Jon Ivar Elstad, Espen Dahl, Dag Hofoss
Tidsskrift for Den Norske Lægeforening: Tidsskrift for Praktisk Medicin, Ny Række 2005 November 17, 125 (22): 3082-4
16299558

BACKGROUND: A prominent theme in current health research is whether large income inequality in a society in itself has negative consequences for population health, in addition to the effects of individual risk factors. The present study investigates whether mortality in Norway during the 1990s was higher in geographical regions with particularly skewed income distributions.

MATERIAL AND METHODS: Register data for all inhabitants aged 25-66 in Norway in 1992 were used (N = approx. 2.2 millions), including information about deaths 1993-99. Norwegian municipalities were grouped into 23 regions. Gini coefficients indicating the degree of inequality in the income distribution were calculated for each region. Deaths 1993-99 were analysed by means of multiple logistic regression.

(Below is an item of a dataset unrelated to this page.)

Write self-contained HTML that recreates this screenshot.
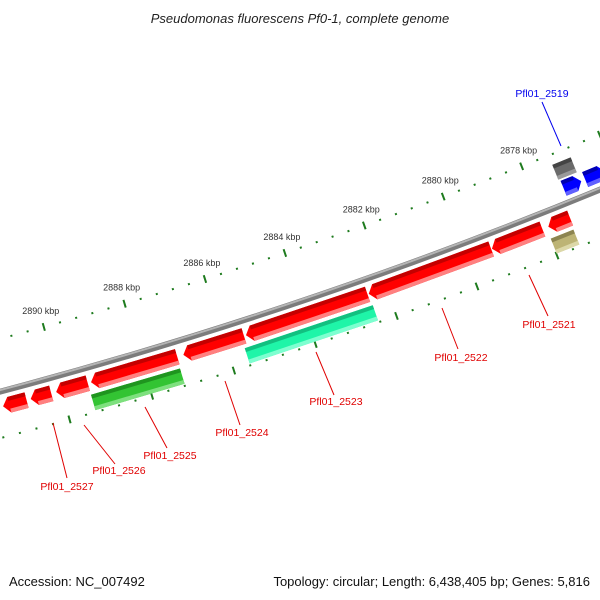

RESULTS: Odds ratios for deaths 1993-99 were strongly influenced by well-known individual risk factors such as sex, age, marital status, educational level, personal income, and disability. In addition, odds ratios for death were significantly associated with the regions' gini coefficients when adjustments were made for average income level in the regions. This effect of income inequality was pronounced for people with low education, but almost absent among those with higher education. Moreover, the income inequality effect was to some extent driven by special circumstances in Oslo, Norway's capital city, with its high mortality among the less educated and a particularly non-egalitarian income distribution. However, the pattern of higher mortality associated with higher levels of income inequality among the less educated was also observed in the 22 regions outside Oslo.

INTERPRETATION: We found a discernible, although not very strong, association between regional income inequality and mortality levels among the less educated. Several interpretations for this statistical tendency could be proposed; the social processes generating this tendency should be clarified further.